Information from http://www.ashtead.org/people/em.htm

  • Married Sylvia Stebbing in 1908 followed by a six-month honeymoon tour of Italy. After which the made their home in Ashtead, where Sylvia spent the rest of he long life having 6 children. Sylvia's story from her birth, 5-Apr-1876, to 1908 is told in her autobiography Sylvia. Sylvia was the third child and elder daughter of William and Anne Stebbing, was born at a house in Russell Square, London. Her father was Assistant Editor and First Leader Writer for The Times, then under the Editorship of Mr. Delane. In her youth the family moved from London to, among other places, Heath House at Headley near Leatherhead and Frith Park at Walton-on-the-Hill. One of her main interests in life has been social work and each week for many years she helped to run an Old People's Club at the Blackfriars' Settlement; each year holding a summer party at her home.
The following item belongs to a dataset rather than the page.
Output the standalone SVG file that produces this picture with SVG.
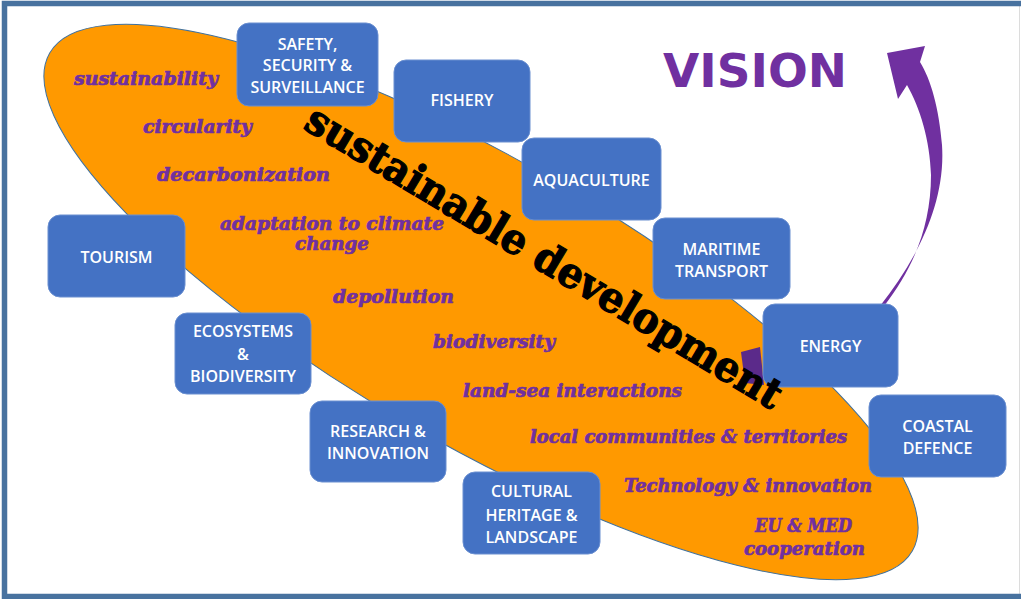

  • Translated Leonardo da Vinci's diaries out of their original mediaeval Italian mirror writing. In recognition of this he was made a member of the exclusive Athenaeum Club
  • He was educated at Oxford, had a natural literary talent and wrote essays and poems, serious and light. Above all he was an authority on the works and personality of Leonardo da Vinci. Edward MacCurdy spent all his married life here. He arrived in 1907, aged 36, following his marriage the previous year to Sylvia Stebbing. They made their home in Oakdene, in Oakfield Road. Here they raised six children. McCurdy's first work on Leonardo da Vinci was published in 1904, followed in 1906 by a version of the Notebooks of Leonardo, and in 1907 by The Thoughts of Leonardo. His major work was the issue of a two-volume edition of the Note Books in 1938. This was re-issued in 1948 and ran into several editions.